General-purpose computing on graphics processing units (GPGPU) is dramatically changing the landscape of high performance computing in astronomy. In this paper, we identify and investigate several key decision areas, with a goal of simplifying the early adoption of GPGPU in astronomy. We consider the merits of OpenCL as an open standard in order to reduce risks associated with coding in a native, vendor-specific programming environment, and present a GPU programming philosophy based on using brute force solutions. We assert that effective use of new GPU-based supercomputing facilities will require a change in approach from astronomers. This will likely include improved programming training, an increased need for software development best practice through the use of profiling and related optimisation tools, and a greater reliance on third-party code libraries. As with any new technology, those willing to take the risks and make the investment of time and effort to become early adopters of GPGPU in astronomy, stand to reap great benefits.
In this paper, we have highlighted some of the benefits and limitations of early adoption of GPGPU for astronomy. While there are risks and significant effort may be required to prepare codes, in many cases the benefits will outweigh the limitations. A preferred outcome for astronomers is a majority of time and effort spent on scientific outcomes rather than software development.
The promise of the OpenCL standard, is to provide opportunities for hardware-agnostic coding. OpenCL seems to present a good amount of flexibility for implementation, rather than using a native API (such as CUDA for NVIDIA), without a significant decrease in processing speed. Furthermore, we suggest that for certain classes of scientific computations a step backwards to consider simple, brute force solutions that were not feasible for CPU, may instead reduce software development times. The resulting codes may already be ‘no worse’ than the best single-core alternatives, and may even be more accurate, or overcome limitations of existing optimised approaches. Lessons learned in starting with brute force solutions can then help researchers to determine whether a longer-term solution does indeed warrant the effort of implementing a more sophisticated alternative.
While running codes faster may be an end in itself, faster computation means that there is more time to explore parameter space. This might include running models with different parameters, or running repeat models with different random seeds in order to build up a more robust statistical sample. Additionally, GPUs provide opportunities to tackle computational problems that are still not feasible on single core CPU or traditional multi-core computing clusters, at a greatly reduced cost.

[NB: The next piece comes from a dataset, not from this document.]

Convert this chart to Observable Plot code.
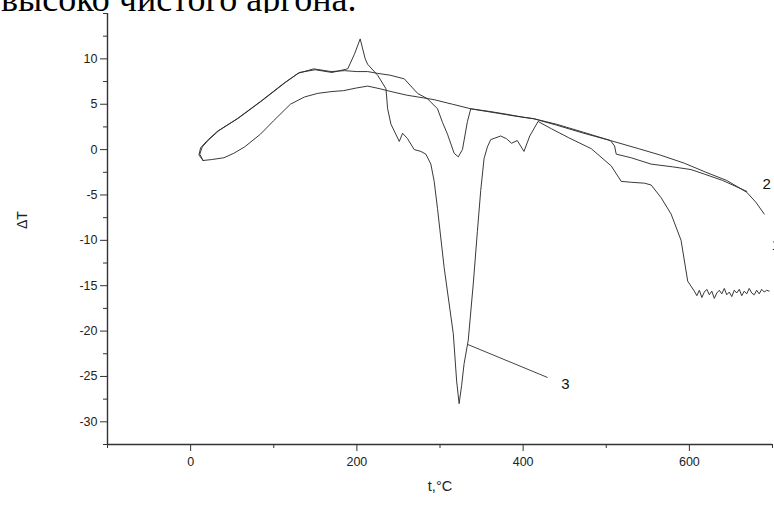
<!DOCTYPE html>
<html>
<head>
<meta charset="utf-8">
<script src="https://cdn.jsdelivr.net/npm/d3@7"></script>
<script src="https://cdn.jsdelivr.net/npm/@observablehq/plot@0.6"></script>
<style>
  html, body { margin: 0; padding: 0; background: #fff; overflow: hidden; }
  #head { position: relative; height: 13px; width: 774px; overflow: hidden; }
  #head span { position: absolute; left: 1px; top: -19px; font-family: "Liberation Serif", "Times New Roman", serif; font-size: 36px; line-height: 36px; color: #000; white-space: nowrap; }
</style>
</head>
<body>
<div id="head"><span>высоко чистого аргона.</span></div>
<div id="chart"></div>
<script>
// Tick values
const xMajor = [0, 200, 400, 600];
const xMinor = [-100, 100, 300, 500, 700];
const yMajor = [-30, -25, -20, -15, -10, -5, 0, 5, 10];
const yMinor = [-32.5, -27.5, -22.5, -17.5, -12.5, -7.5, -2.5, 2.5, 7.5, 12.5, 15];

// Curve 1 (lower branch of the loop)
const t1 = [15, 25, 40, 52, 65, 84, 100, 120, 137, 153, 170, 184, 200, 213, 228, 241, 260, 280, 293, 315, 337, 360, 380, 398, 413, 440, 473, 505, 539, 565, 594, 620, 645, 669, 680, 690];
const v1 = [-1.2, -1.1, -0.9, -0.4, 0.3, 1.7, 3.2, 5.0, 5.8, 6.2, 6.4, 6.5, 6.8, 7.0, 6.7, 6.4, 6.0, 5.7, 5.5, 5.0, 4.5, 4.2, 3.9, 3.6, 3.4, 2.7, 1.8, 1.0, 0.1, -0.6, -1.5, -2.5, -3.4, -4.7, -5.8, -7.1];

// Curve 2 (shallow dip near 320)
const t2 = [15, 10, 12, 20, 32, 56, 84, 112, 129, 148, 169, 185, 200, 213, 225, 240, 257, 273, 285, 297, 303, 309, 317, 322, 327, 333, 337, 350, 370, 390, 413, 440, 473, 505, 510, 512, 530, 554, 580, 602, 618, 640, 669];
const v2 = [-1.2, -0.6, 0.2, 1.0, 2.0, 3.4, 5.3, 7.3, 8.4, 8.9, 8.6, 8.7, 8.6, 8.6, 8.4, 8.2, 7.8, 6.2, 5.6, 4.5, 3.0, 1.7, -0.4, -0.8, 0.0, 3.1, 4.5, 4.3, 4.0, 3.7, 3.4, 2.8, 1.9, 1.0, 0.4, -0.5, -0.9, -1.6, -1.9, -2.2, -2.7, -3.4, -4.6];

// Curve 3 (spike at ~205, deep minimum at ~323, step to -15.7)
const t3 = [15, 11, 14, 22, 34, 58, 86, 114, 131, 150, 170, 189, 197, 204, 210, 213, 225, 235, 237, 241, 251, 255, 261, 269, 277, 283, 289, 293, 297, 305, 316, 320, 323, 326, 329, 334, 340, 345, 349, 353, 357, 361, 373, 380, 386, 393, 401, 408, 418, 434, 455, 482, 506, 518, 530, 546, 554, 566, 578, 590, 598,
  606, 609, 612, 615, 618, 621, 624, 627, 630, 633, 636, 639, 642, 645, 648, 651, 654, 657, 660, 663, 666, 669, 672, 675, 678, 681, 684, 687, 690, 693, 696];
const v3 = [-1.2, -0.5, 0.3, 1.1, 2.1, 3.5, 5.4, 7.4, 8.5, 8.8, 8.5, 8.9, 10.5, 12.2, 10.0, 9.4, 8.2, 6.7, 4.5, 2.8, 0.9, 1.8, 1.2, 0.0, -0.2, -0.5, -1.6, -3.5, -6.5, -13.0, -20.3, -25.5, -28.0, -26.0, -23.6, -21.0, -14.8, -9.0, -4.5, -1.0, 0.3, 1.1, 1.5, 1.2, 0.7, 1.0, -0.2, 1.5, 3.1, 2.3, 1.3, 0.1, -1.8, -3.5, -3.6, -3.7, -3.9, -5.3, -7.1, -10.0, -14.5,
  -15.6, -16.1, -15.5, -16.3, -15.7, -15.4, -16.0, -15.6, -16.4, -15.8, -15.5, -15.9, -15.3, -16.0, -15.7, -16.2, -15.5, -15.8, -15.4, -16.1, -15.6, -15.9, -15.3, -15.8, -16.0, -15.5, -15.9, -15.4, -15.7, -15.5, -15.6];

// Curve labels and leader line
const labelText = ["1", "2", "3"];
const labelT = [699, 693, 446];
const labelV = [-10.5, -3.8, -25.8];
const labelAnchor = ["start", "middle", "start"];
const leaderT = [334, 429];
const leaderV = [-21.5, -25.1];

const toRows = (t, v) => t.map((d, i) => ({t: d, v: v[i]}));
const c1 = toRows(t1, v1), c2 = toRows(t2, v2), c3 = toRows(t3, v3);
const labels = labelText.map((s, i) => ({s, t: labelT[i], v: labelV[i], a: labelAnchor[i]}));
const leader = toRows(leaderT, leaderV);

const lineStyle = {x: "t", y: "v", stroke: "#2e2e2e", strokeWidth: 0.95, curve: "linear"};
const fmt = d => String(d);

const chart = Plot.plot({
  width: 774,
  height: 505,
  marginTop: 0,
  marginBottom: 74,
  marginLeft: 107,
  marginRight: 2,
  x: {domain: [-100, 700]},
  y: {domain: [-32.5, 15]},
  style: {fontFamily: "'Liberation Sans', Arial, sans-serif", fontSize: "12.5px", color: "#222", background: "#fff"},
  marks: [
    Plot.axisY({ticks: yMajor, tickSize: 7, tickPadding: 3, tickFormat: fmt, label: null, fontSize: 12.5, stroke: "#333"}),
    Plot.axisY({ticks: yMinor, tickSize: 4, tickFormat: () => "", label: null, stroke: "#333"}),
    Plot.axisX({ticks: xMajor, tickSize: 7, tickPadding: 6, tickFormat: fmt, label: null, fontSize: 12.5, stroke: "#333"}),
    Plot.axisX({ticks: xMinor, tickSize: 4, tickFormat: () => "", label: null, stroke: "#333"}),
    Plot.ruleX([-100], {stroke: "#333", strokeWidth: 1.4}),
    Plot.ruleY([-32.5], {stroke: "#333", strokeWidth: 1.4}),
    Plot.line(c1, lineStyle),
    Plot.line(c2, lineStyle),
    Plot.line(c3, lineStyle),
    Plot.line(leader, {x: "t", y: "v", stroke: "#444", strokeWidth: 1}),
    Plot.text(labels.filter(d => d.a === "start"), {x: "t", y: "v", text: "s", fontSize: 15, fill: "#111", textAnchor: "start"}),
    Plot.text(labels.filter(d => d.a === "middle"), {x: "t", y: "v", text: "s", fontSize: 15, fill: "#111", textAnchor: "middle"}),
    Plot.text(["ΔT"], {frameAnchor: "left", dx: -85, rotate: -90, fontSize: 14, fill: "#222"}),
    Plot.text(["t,°C"], {frameAnchor: "bottom", dy: 46, fontSize: 14.5, fill: "#222"})
  ]
});
document.getElementById("chart").appendChild(chart);
</script>
</body>
</html>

Not all applications require GPUs, so some time and effort should be invested in understanding the types of problems that will really achieve the greatest benefit. For example, telescope control software does not parallelise well, if at all, but the highly parallel nature of Fourier transformation, used extensively in astronomy, makes it an ideal candidate for GPGPU. Indeed, there are problems, such as the conceptually simple process of generating a histogram from data values, that are easy to implement on a CPU, but which become unnecessarily complex when attempting to find a parallel solution. Computational tasks compatible with a stream processing paradigm, i.e. many individual data-streams requiring identical computations, are candidates for moving from the CPU to the GPU. Fortunately, a high degree of data parallelism is present in many astronomy scenarios (e.g. the use of the CLEAN algorithm in radio astronomy, which takes advantage of data parallelism in the spectral domain).
The long-term role of the GPU is still unknown: whether they will remain as a computational coprocessor, or if multi-core CPUs will grow to become more GPU-like. There may be other radical changes in hardware in the years ahead, such as the experimental 48-core Intel single-chip cloud computer announced in 2009. The recent demise of Intel’s Larabee consumer GPU chip, a hybrid CPU and GPU, with features such as cache coherency across all cores and greater flexibility in computation, may have delayed resolution of this issue for at least a few more years. While these short term changes may lead to some redundancy in code development effort, awareness of the fundamental differences between CPU and GPU programming and execution should provide insight into problem solving for future highly parallel architectures. Moreover, we anticipate that the move to astronomical GPGPU may not be limited to HPC facilities, but will ultimately encompass desktop and notebook supercomputing. GPGPU represents a natural new direction for astrophysical HPC. Adoption of a radical new processing architecture, and the correspoding required change in approach to software development, is worthwhile if our understanding of the universe advances at an accelerated rate. We remain enthusiastic about the prospects for GPGPU in astronomy.